### What you will do:
Please retype the records below exactly, leaving out any pictures.

### Information supplied:

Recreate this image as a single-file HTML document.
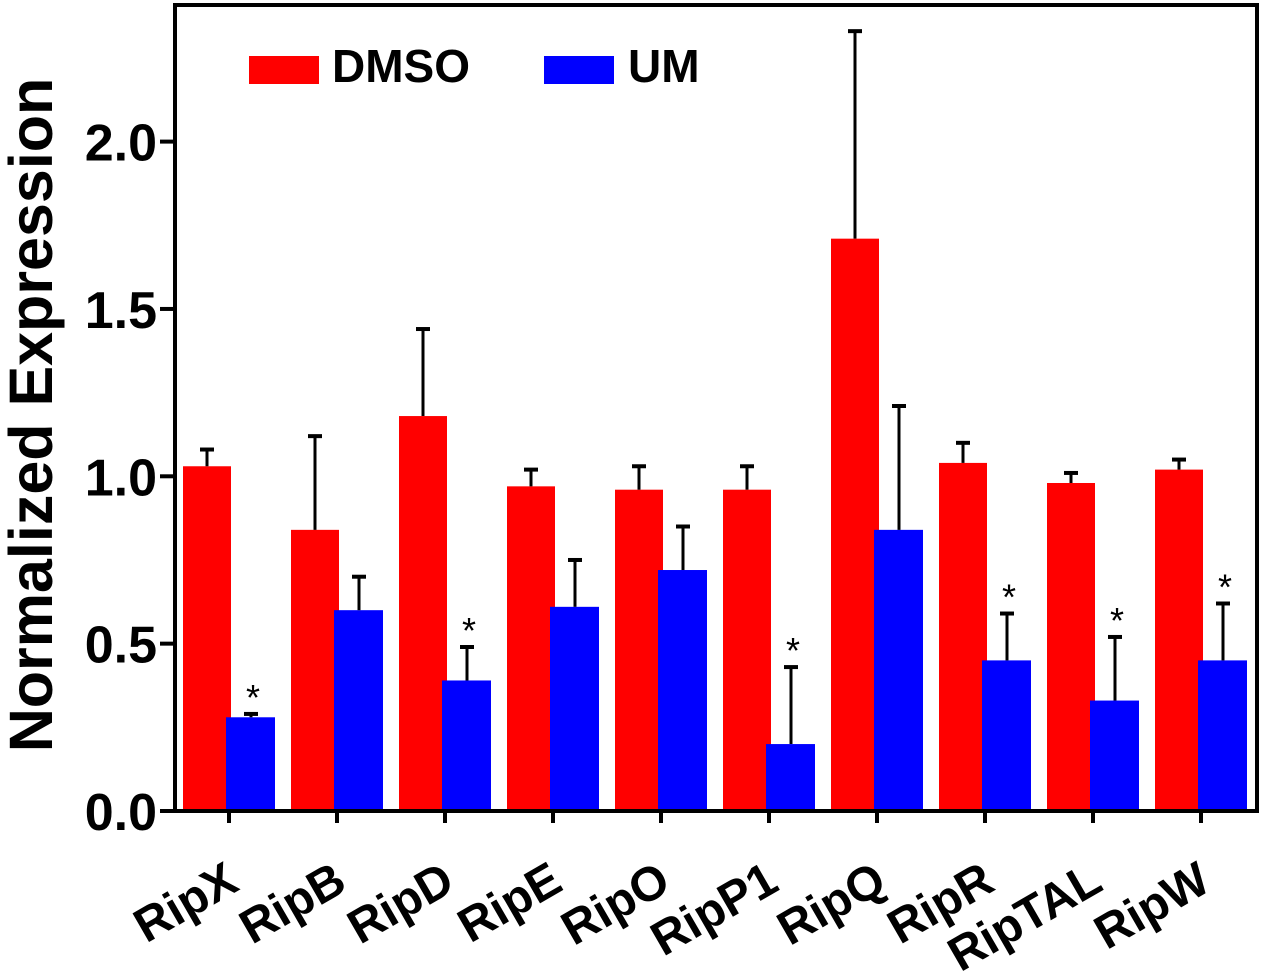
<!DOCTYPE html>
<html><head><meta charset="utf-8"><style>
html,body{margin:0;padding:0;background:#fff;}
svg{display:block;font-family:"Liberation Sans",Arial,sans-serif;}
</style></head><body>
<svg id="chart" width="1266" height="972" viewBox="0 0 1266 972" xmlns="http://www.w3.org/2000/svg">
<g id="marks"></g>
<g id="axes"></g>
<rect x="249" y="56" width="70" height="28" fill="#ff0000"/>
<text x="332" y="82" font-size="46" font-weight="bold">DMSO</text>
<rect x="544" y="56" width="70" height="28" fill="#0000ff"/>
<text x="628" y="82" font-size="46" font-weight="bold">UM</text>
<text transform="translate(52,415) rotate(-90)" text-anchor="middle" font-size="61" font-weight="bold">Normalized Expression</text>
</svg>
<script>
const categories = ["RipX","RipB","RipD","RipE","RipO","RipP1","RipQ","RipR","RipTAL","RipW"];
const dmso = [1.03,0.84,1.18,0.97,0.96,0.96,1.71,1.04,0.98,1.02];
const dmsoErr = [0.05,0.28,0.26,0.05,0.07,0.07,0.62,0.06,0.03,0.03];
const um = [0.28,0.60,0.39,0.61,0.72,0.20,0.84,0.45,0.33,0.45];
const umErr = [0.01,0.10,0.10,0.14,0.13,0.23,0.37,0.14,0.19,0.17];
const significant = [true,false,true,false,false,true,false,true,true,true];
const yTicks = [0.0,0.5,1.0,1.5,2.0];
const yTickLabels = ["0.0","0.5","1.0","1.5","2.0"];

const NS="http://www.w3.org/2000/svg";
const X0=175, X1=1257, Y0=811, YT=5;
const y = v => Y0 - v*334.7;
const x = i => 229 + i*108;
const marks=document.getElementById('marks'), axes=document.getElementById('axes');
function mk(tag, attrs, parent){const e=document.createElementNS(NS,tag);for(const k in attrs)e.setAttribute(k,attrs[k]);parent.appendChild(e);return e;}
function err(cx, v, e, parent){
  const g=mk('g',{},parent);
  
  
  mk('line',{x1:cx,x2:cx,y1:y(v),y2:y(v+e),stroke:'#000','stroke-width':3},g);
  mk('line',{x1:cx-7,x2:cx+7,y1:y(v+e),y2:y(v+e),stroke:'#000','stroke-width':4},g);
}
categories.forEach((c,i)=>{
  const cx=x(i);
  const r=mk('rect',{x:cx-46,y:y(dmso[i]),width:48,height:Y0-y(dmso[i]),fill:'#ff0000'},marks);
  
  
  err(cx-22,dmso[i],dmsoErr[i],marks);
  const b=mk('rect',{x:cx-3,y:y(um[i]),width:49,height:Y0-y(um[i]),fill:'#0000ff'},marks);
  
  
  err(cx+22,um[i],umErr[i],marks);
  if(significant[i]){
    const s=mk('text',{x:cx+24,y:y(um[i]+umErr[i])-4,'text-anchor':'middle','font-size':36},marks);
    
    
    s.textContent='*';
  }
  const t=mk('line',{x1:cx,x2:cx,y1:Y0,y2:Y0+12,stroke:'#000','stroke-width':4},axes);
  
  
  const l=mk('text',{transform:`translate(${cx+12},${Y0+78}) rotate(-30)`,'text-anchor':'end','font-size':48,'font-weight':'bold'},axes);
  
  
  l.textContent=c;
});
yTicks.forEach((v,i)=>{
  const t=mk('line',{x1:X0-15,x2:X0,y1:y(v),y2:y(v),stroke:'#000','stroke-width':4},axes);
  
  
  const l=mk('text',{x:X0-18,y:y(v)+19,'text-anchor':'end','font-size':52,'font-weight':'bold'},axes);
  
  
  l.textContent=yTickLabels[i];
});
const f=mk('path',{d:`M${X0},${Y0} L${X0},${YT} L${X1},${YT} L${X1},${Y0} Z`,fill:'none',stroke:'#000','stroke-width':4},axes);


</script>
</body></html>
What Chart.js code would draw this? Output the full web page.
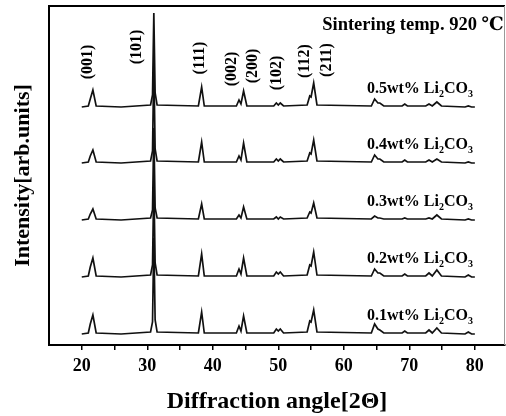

### Full response:
Recreate this image as a single-file HTML document.
<!DOCTYPE html>
<html><head><meta charset="utf-8"><style>
html,body{margin:0;padding:0;background:#fff;}
svg{display:block;font-family:"Liberation Sans",Arial,sans-serif;}
</style></head><body>
<svg id="chart" width="1266" height="972" viewBox="0 0 1266 972" xmlns="http://www.w3.org/2000/svg">
<g id="marks"></g>
<g id="axes"></g>
<rect x="249" y="56" width="70" height="28" fill="#ff0000"/>
<text x="332" y="82" font-size="46" font-weight="bold">DMSO</text>
<rect x="544" y="56" width="70" height="28" fill="#0000ff"/>
<text x="628" y="82" font-size="46" font-weight="bold">UM</text>
<text transform="translate(52,415) rotate(-90)" text-anchor="middle" font-size="61" font-weight="bold">Normalized Expression</text>
</svg>
<script>
const categories = ["RipX","RipB","RipD","RipE","RipO","RipP1","RipQ","RipR","RipTAL","RipW"];
const dmso = [1.03,0.84,1.18,0.97,0.96,0.96,1.71,1.04,0.98,1.02];
const dmsoErr = [0.05,0.28,0.26,0.05,0.07,0.07,0.62,0.06,0.03,0.03];
const um = [0.28,0.60,0.39,0.61,0.72,0.20,0.84,0.45,0.33,0.45];
const umErr = [0.01,0.10,0.10,0.14,0.13,0.23,0.37,0.14,0.19,0.17];
const significant = [true,false,true,false,false,true,false,true,true,true];
const yTicks = [0.0,0.5,1.0,1.5,2.0];
const yTickLabels = ["0.0","0.5","1.0","1.5","2.0"];

const NS="http://www.w3.org/2000/svg";
const X0=175, X1=1257, Y0=811, YT=5;
const y = v => Y0 - v*334.7;
const x = i => 229 + i*108;
const marks=document.getElementById('marks'), axes=document.getElementById('axes');
function mk(tag, attrs, parent){const e=document.createElementNS(NS,tag);for(const k in attrs)e.setAttribute(k,attrs[k]);parent.appendChild(e);return e;}
function err(cx, v, e, parent){
  const g=mk('g',{},parent);
  
  
  mk('line',{x1:cx,x2:cx,y1:y(v),y2:y(v+e),stroke:'#000','stroke-width':3},g);
  mk('line',{x1:cx-7,x2:cx+7,y1:y(v+e),y2:y(v+e),stroke:'#000','stroke-width':4},g);
}
categories.forEach((c,i)=>{
  const cx=x(i);
  const r=mk('rect',{x:cx-46,y:y(dmso[i]),width:48,height:Y0-y(dmso[i]),fill:'#ff0000'},marks);
  
  
  err(cx-22,dmso[i],dmsoErr[i],marks);
  const b=mk('rect',{x:cx-3,y:y(um[i]),width:49,height:Y0-y(um[i]),fill:'#0000ff'},marks);
  
  
  err(cx+22,um[i],umErr[i],marks);
  if(significant[i]){
    const s=mk('text',{x:cx+24,y:y(um[i]+umErr[i])-4,'text-anchor':'middle','font-size':36},marks);
    
    
    s.textContent='*';
  }
  const t=mk('line',{x1:cx,x2:cx,y1:Y0,y2:Y0+12,stroke:'#000','stroke-width':4},axes);
  
  
  const l=mk('text',{transform:`translate(${cx+12},${Y0+78}) rotate(-30)`,'text-anchor':'end','font-size':48,'font-weight':'bold'},axes);
  
  
  l.textContent=c;
});
yTicks.forEach((v,i)=>{
  const t=mk('line',{x1:X0-15,x2:X0,y1:y(v),y2:y(v),stroke:'#000','stroke-width':4},axes);
  
  
  const l=mk('text',{x:X0-18,y:y(v)+19,'text-anchor':'end','font-size':52,'font-weight':'bold'},axes);
  
  
  l.textContent=yTickLabels[i];
});
const f=mk('path',{d:`M${X0},${Y0} L${X0},${YT} L${X1},${YT} L${X1},${Y0} Z`,fill:'none',stroke:'#000','stroke-width':4},axes);


</script>
</body></html>
What Chart.js code would draw this? Output the full web page.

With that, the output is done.